Susan Stevenson, a 62-year-old Austin High School teacher, came to connect with Franken’s staff and air her thoughts on the issue.

Stevenson, who regularly discusses health care with her students in a life skills class, said some sort of government intervention is almost certainly needed to fix the current system.

“It has to start with government,” she said.

Sandy Forstner, executive director of the Austin Area Chamber of Commerce, attended Wednesday’s meeting and questioned Stevenson, claiming that the federal government is as inefficient as any private provider and would not guarantee a better system.

The discussion in Austin is a microcosm of a national issue — on Wednesday, a U.S. Senate committee approved a bill that would revamp the health care system, following a similar bill unveiled in the House Tuesday.
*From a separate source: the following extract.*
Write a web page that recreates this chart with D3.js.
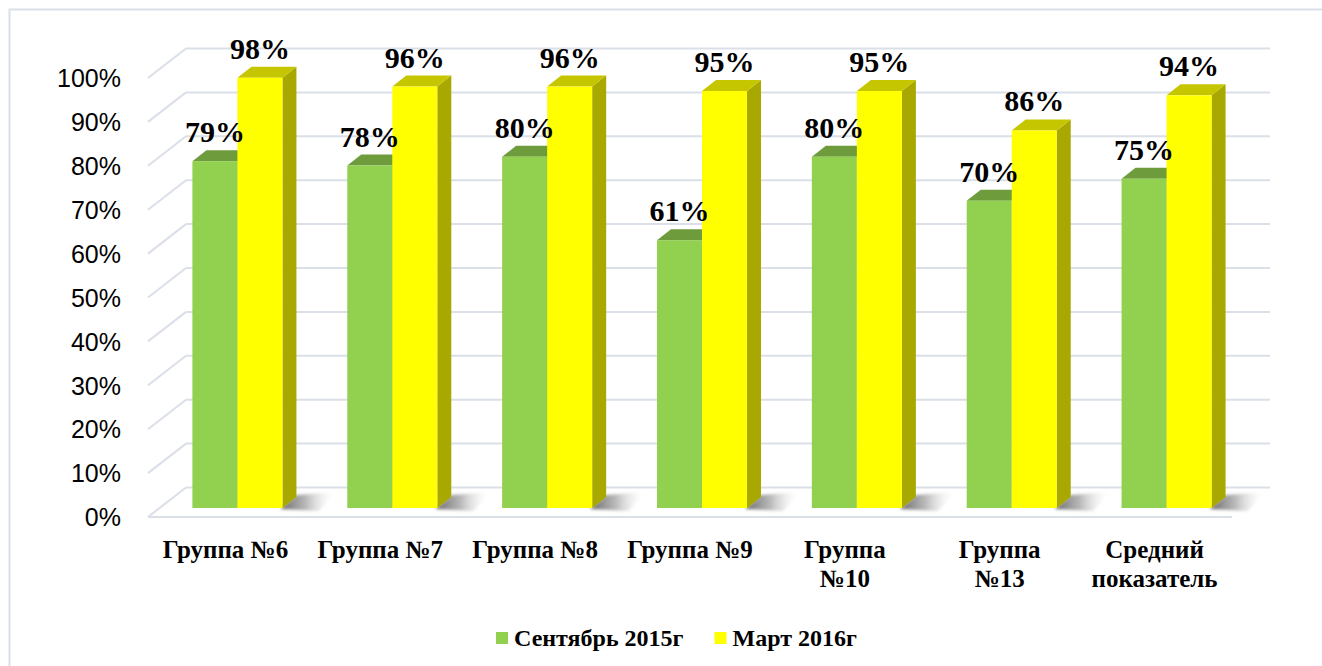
<!DOCTYPE html>
<html>
<head>
<meta charset="utf-8">
<script src="https://cdn.jsdelivr.net/npm/d3@7"></script>
<style>
  body { margin: 0; background: #fff; }
  svg { display: block; }
  .serif { font-family: "Liberation Serif", "Tinos", "Times New Roman", "DejaVu Serif", serif; font-weight: bold; }
  .sans { font-family: "Liberation Sans", Arial, sans-serif; }
</style>
</head>
<body>
<svg></svg>
<script>
var categories = ["Группа №6", "Группа №7", "Группа №8", "Группа №9", "Группа №10", "Группа №13", "Средний показатель"];
var seriesNames = ["Сентябрь 2015г", "Март 2016г"];
var sepValues = [79, 78, 80, 61, 80, 70, 75];
var marValues = [98, 96, 96, 95, 95, 86, 94];
var yTicks = [0, 10, 20, 30, 40, 50, 60, 70, 80, 90, 100];

var width = 1322;
var height = 666;

var frontColors = ["#92d050", "#ffff00"];
var topColors = ["#6e9c3c", "#c6c600"];
var sideColors = ["#5f8a30", "#a8a800"];
var gridColor = "#dadfe8";

// depth of the 3d box, and where the bars sit inside it
var depthX = 38, depthY = -29.5;
var barOffX = 12, barOffY = -9;
var barDepthX = 14, barDepthY = -11;

var svg = d3.select('svg')
    .attr('width', width)
    .attr('height', height);

svg.append('rect')
  .attr('x', 9.5).attr('y', 9.5)
  .attr('width', 1400).attr('height', 700)
  .attr('fill', 'none')
  .attr('stroke', gridColor)
  .attr('stroke-width', 2);

var x = d3.scaleBand()
          .domain(categories)
          .range([148, 1232])
          .padding(0);

var xSub = d3.scaleBand()
             .domain(seriesNames)
             .range([0, x.bandwidth()])
             .paddingInner(0)
             .paddingOuter(0.72);

var y = d3.scaleLinear()
          .domain([0, 100])
          .range([517, 78]);

var defs = svg.append('defs');
var grad = defs.append('linearGradient')
  .attr('id', 'shadow')
  .attr('x1', '0').attr('x2', '1').attr('y1', '0').attr('y2', '0');
grad.append('stop').attr('offset', '0').attr('stop-color', '#666').attr('stop-opacity', 1);
grad.append('stop').attr('offset', '0.45').attr('stop-color', '#9a9a9a').attr('stop-opacity', 0.7);
grad.append('stop').attr('offset', '1').attr('stop-color', '#ffffff').attr('stop-opacity', 0);
defs.append('filter')
  .attr('id', 'blur')
  .attr('x', '-20%').attr('y', '-50%').attr('width', '140%').attr('height', '200%')
  .append('feGaussianBlur').attr('stdDeviation', 1.8);

// walls and floor
var grid = svg.append('g').attr('class', 'grid');
grid.selectAll('.diag')
  .data(yTicks)
  .enter().append('line')
    .attr('x1', 148).attr('y1', d => y(d))
    .attr('x2', 148 + depthX).attr('y2', d => y(d) + depthY)
    .attr('stroke', gridColor).attr('stroke-width', 2);
grid.selectAll('.back')
  .data(yTicks)
  .enter().append('line')
    .attr('x1', 148 + depthX).attr('y1', d => y(d) + depthY)
    .attr('x2', 1232 + depthX).attr('y2', d => y(d) + depthY)
    .attr('stroke', gridColor).attr('stroke-width', 2);
grid.append('line')
  .attr('x1', 148).attr('y1', y(0))
  .attr('x2', 1232).attr('y2', y(0))
  .attr('stroke', gridColor).attr('stroke-width', 2);

// y axis labels
var yAxis = d3.axisLeft(y)
  .tickValues(yTicks)
  .tickFormat(d => d + '%')
  .tickSize(0)
  .tickPadding(0);
var yAxisG = svg.append('g')
  .attr('transform', 'translate(121,0)')
  .call(yAxis);
yAxisG.select('.domain').remove();
yAxisG.attr('font-family', null).attr('font-size', null);
yAxisG.selectAll('text')
  .attr('class', 'sans')
  .style('font-size', '25px')
  .attr('fill', '#000')
  .attr('dy', '0.35em');

var rows = categories.map(function(c, i) {
  return { cat: c, values: [sepValues[i], marValues[i]] };
});

var bars = svg.append('g').attr('class', 'bars');
var groups = bars.selectAll('.group')
  .data(rows)
  .enter().append('g')
    .attr('class', 'group');

// shadow on the floor to the right of each pair
groups.append('polygon')
  .attr('fill', 'url(#shadow)')
  .attr('filter', 'url(#blur)')
  .attr('points', function(d) {
    var xr = x(d.cat) + xSub(seriesNames[1]) + xSub.bandwidth() + barOffX;
    var yb = y(0) + barOffY;
    return [
      [xr - 2, yb + 1],
      [xr + barDepthX, yb + barDepthY - 2],
      [xr + barDepthX + 40, yb + barDepthY - 5],
      [xr + 36, yb + 3]
    ].map(p => p.join(',')).join(' ');
  });

function barGeom(d, j) {
  var x0 = x(d.cat) + xSub(seriesNames[j]) + barOffX;
  var x1 = x0 + xSub.bandwidth();
  var yt = y(d.values[j]) + barOffY;
  var yb = y(0) + barOffY;
  return { x0: x0, x1: x1, yt: yt, yb: yb };
}

[0, 1].forEach(function(j) {
  // side
  groups.append('polygon')
    .attr('fill', sideColors[j])
    .attr('points', function(d) {
      var g = barGeom(d, j);
      return [[g.x1, g.yt], [g.x1 + barDepthX, g.yt + barDepthY],
              [g.x1 + barDepthX, g.yb + barDepthY], [g.x1, g.yb]]
             .map(p => p.join(',')).join(' ');
    });
  // top
  groups.append('polygon')
    .attr('fill', topColors[j])
    .attr('points', function(d) {
      var g = barGeom(d, j);
      return [[g.x0, g.yt], [g.x0 + barDepthX, g.yt + barDepthY],
              [g.x1 + barDepthX, g.yt + barDepthY], [g.x1, g.yt]]
             .map(p => p.join(',')).join(' ');
    });
  // front
  groups.append('rect')
    .attr('fill', frontColors[j])
    .attr('x', d => barGeom(d, j).x0)
    .attr('y', d => barGeom(d, j).yt)
    .attr('width', xSub.bandwidth())
    .attr('height', d => barGeom(d, j).yb - barGeom(d, j).yt);
});

// data labels on top
var labels = svg.append('g').attr('class', 'labels');
[0, 1].forEach(function(j) {
  labels.selectAll('.lab' + j)
    .data(rows)
    .enter().append('text')
      .attr('class', 'serif')
      .attr('x', d => barGeom(d, j).x0 + xSub.bandwidth() / 2)
      .attr('y', d => barGeom(d, j).yt - 19)
      .attr('text-anchor', 'middle')
      .style('font-size', '30px')
      .attr('fill', '#000')
      .text(d => d.values[j] + '%');
});

// category labels, wrapped when too wide
var catG = svg.append('g').attr('class', 'cats');
categories.forEach(function(c) {
  var t = catG.append('text')
    .attr('class', 'serif')
    .attr('x', x(c) + x.bandwidth() / 2)
    .attr('y', 558)
    .attr('text-anchor', 'middle')
    .style('font-size', '25px')
    .attr('fill', '#000')
    .text(c);
  if (t.node().getComputedTextLength() > 138) {
    var words = c.split(' ');
    t.text(null);
    words.forEach(function(w, k) {
      t.append('tspan')
        .attr('x', x(c) + x.bandwidth() / 2)
        .attr('dy', k === 0 ? 0 : 29)
        .text(w);
    });
  }
});

// legend
var legend = svg.append('g').attr('class', 'legend');
var lx = 496;
seriesNames.forEach(function(s, j) {
  legend.append('rect')
    .attr('x', lx).attr('y', 632)
    .attr('width', 12).attr('height', 12)
    .attr('fill', frontColors[j]);
  var t = legend.append('text')
    .attr('class', 'serif')
    .attr('x', lx + 18)
    .attr('y', 646)
    .style('font-size', '24px')
    .attr('fill', '#000')
    .text(s);
  lx = lx + 18 + t.node().getComputedTextLength() + 31;
});
</script>
</body>
</html>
The Senate bill had been in the works since mid-June, when the Health, Education, Labor and Pensions Committee began drafting the legislation, and discussion on the issue could dominate Congress through the fall.

For those back in Austin looking to have some impact on those larger talks, Franken’s representatives gathered written comments from people like Stevenson and Forstner who wanted to have their voices heard on health care and other issues.

Poster said it was important for Franken to reach out to constituents, especially because the junior senator had to wait so long to be sworn in as a recount trial dragged on in Minnesota.

“I think (Minnesotans) are happy to have their voice heard by a second senator,” he said.